Essa cidade me atravessa – Por Caio Augusto Leite
Na coluna mensal “As armas secretas” (clique aqui para acessar todos os textos da coluna), Caio Augusto Leite escreve sobre livros, CDs, peças, filmes e outras obras criadas por artistas contemporâneas e/ou contemporâneos. A palavra de ordem é: ‘hoje’. O título da coluna é uma homenagem ao grande escritor argentino Julio Cortázar (1914-1984) e a seu livro Las armas secretas (1959). A coluna irá ao ar sempre na primeira sexta-feira do mês.

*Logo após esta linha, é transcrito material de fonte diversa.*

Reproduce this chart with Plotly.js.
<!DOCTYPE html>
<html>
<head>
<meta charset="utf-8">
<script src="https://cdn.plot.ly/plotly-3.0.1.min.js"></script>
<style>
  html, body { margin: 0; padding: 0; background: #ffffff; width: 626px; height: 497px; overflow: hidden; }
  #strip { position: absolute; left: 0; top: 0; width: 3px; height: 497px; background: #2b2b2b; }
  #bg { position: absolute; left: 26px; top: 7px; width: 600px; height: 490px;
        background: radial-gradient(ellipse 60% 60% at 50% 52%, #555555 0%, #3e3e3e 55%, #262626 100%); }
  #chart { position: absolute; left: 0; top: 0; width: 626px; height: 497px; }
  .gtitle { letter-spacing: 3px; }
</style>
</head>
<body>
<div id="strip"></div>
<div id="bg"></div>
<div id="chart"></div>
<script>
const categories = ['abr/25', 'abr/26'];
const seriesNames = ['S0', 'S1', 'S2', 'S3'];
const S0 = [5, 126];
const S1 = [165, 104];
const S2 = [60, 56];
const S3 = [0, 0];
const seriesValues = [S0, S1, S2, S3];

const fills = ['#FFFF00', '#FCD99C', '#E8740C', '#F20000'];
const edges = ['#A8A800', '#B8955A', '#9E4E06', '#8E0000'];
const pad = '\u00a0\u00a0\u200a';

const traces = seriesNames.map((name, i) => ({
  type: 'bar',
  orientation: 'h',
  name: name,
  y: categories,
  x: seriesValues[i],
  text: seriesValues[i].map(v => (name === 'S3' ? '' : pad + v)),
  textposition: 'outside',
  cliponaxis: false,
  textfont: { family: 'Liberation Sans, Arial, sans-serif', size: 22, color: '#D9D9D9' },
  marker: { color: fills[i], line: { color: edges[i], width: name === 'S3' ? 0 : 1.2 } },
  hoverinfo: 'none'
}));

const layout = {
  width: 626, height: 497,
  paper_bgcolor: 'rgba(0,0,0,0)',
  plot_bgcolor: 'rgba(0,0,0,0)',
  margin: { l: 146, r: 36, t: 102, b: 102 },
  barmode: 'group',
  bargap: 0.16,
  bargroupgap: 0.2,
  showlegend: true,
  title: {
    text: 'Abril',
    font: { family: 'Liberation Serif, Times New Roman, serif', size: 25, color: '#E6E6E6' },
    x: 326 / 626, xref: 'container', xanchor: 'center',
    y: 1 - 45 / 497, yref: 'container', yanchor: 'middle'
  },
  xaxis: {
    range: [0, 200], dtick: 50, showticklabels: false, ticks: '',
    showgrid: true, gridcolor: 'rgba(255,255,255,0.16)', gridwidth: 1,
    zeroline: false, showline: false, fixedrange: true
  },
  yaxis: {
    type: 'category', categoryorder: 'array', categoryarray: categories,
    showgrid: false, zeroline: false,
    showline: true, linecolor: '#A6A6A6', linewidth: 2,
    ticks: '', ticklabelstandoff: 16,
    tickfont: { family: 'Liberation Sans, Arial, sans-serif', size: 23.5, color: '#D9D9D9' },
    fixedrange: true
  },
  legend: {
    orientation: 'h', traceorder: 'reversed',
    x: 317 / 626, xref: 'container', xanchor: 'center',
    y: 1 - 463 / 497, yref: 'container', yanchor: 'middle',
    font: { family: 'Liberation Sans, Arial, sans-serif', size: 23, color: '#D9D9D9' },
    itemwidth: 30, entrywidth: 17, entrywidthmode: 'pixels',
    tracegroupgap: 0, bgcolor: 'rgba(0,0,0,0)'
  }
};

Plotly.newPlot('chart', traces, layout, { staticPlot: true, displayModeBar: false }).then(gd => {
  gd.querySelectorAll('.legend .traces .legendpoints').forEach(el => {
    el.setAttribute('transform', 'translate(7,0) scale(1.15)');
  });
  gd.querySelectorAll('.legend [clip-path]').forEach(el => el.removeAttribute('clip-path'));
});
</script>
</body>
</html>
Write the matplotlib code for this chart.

Caio Augusto Leite nasceu em São Paulo em 1993. Doutorando em Literatura Brasileira pela Universidade de São Paulo (USP) com tese sobre os 4 romances de Lygia Fagundes Telles, é mestre pela mesma universidade com dissertação sobre A Paixão segundo G.H. de Clarice Lispector. Integrou o Printemps Littéraire Brésilien 2018 na França e na Bélgica a convite da Universidade Sorbonne. É autor dos livros Samba no escuro (Scortecci, 2013; ficção), A repetição dos pães (7 Letras, 2017; contos), Terra trêmula (Caiaponte edições, 2020; contos); e publicou as plaquetes numa janela acesa a noite não entra (Edição do autor, 2020; poemas), a cicatriz antes da ferida (Edição do autor, 2020; poemas), abismos mínimos (Edição do autor, 2020; poemas), Silêncio de frutas sem verão (Edição do autor, 2020; poemas), 30 poemas de domingo (Edição do autor, 2020; poemas), Aceno para outras ilhas (poemas para poetas) (Edição do autor, 2020; poemas) e outras.
***
Essa cidade me atravessa
Dizer, sobre o que quer que seja, é sempre dizer também de si. E falar de si, é falar do outro. Quando Ithalo Furtado diz no título de seu livro Meu nome agora é uma cidade devastada (Editora Urutau, 2020), une-se o sentido mais íntimo do Eu – seu nome – com o sentido de uma coletividade – a cidade. Se a cidade é devastada, pela analogia com o nome, o eu também assim se encontra. Pode-se pensar que o falar muito de si é uma espécie de escapismo ou forma de se colocar, narcisicamente, no centro da discussão. Mas como pensar assim sabendo que eu/mundo são indissociáveis? Se é a cidade devastada, como não ser o nome também uma ruína? Se a coletividade está destruída, como não estaria também as unidades que a compõe – os cidadãos?
Se a poesia pode ser um ato de resistência, ela nem sempre precisa direcionar seu olhar para as grandes mazelas sociais. O poeta que fala de si, de um modo tão aberto, acaba falando do seu entorno. Por que é assim o sentimento tantas vezes de abandono, de derrota, de devastação, ainda que haja amigos? Talvez porque nem mesmo a existência de laços impede que a doença social os corrompa. Ambiguamente, os afetos numa cidade devastada são ao mesmo tempo a força e a lembrança da iminência da derrota – sou capaz de resistir quando todos vão embora ao final da noite? Eles são capazes? Nos veremos amanhã? A poesia de Ithalo fricciona os sentimentos de forma nem sempre agradável (“a pele se fere na outra pele”).
A linguagem que mostra aquilo que não queremos ver ou que vemos, mas não sentimos, ainda que se passe com pessoas muito próximas. A poesia, nesse sentido, com suas imagens ao mesmo tempo que discretas (pois metafóricas) são diretas, mais diretas do que se fossem palavras apenas gritadas. Num só gesto, razão (composição) e sentimento (conteúdo) possibilitam se não ver, ao menos intuir os “lutos invisíveis”.
Falo com insistência a palavra “poesia”, pois é disso que se trata. Não apenas o seu cerne, importantíssimo, mas também a coerência e o trabalho de discurso e a consciência agônica que a palavra encerra (“todo verso é um câncer terminal”). Se nome é palavra, também o nome é um tipo de verso, o verso de si mesmo, aquele verso que por escolha de alguém (e a função poética é a primazia da escolha) nos identifica, nos torna um, nos une a uma família e nos aparta de todos os outros que não são “Eu”. Todo nome é uma cidade devastada, mas o poeta é um dos poucos que tem a paciência, o empenho e a coragem de cartografar as próprias perdas: tão suas, tão nossas.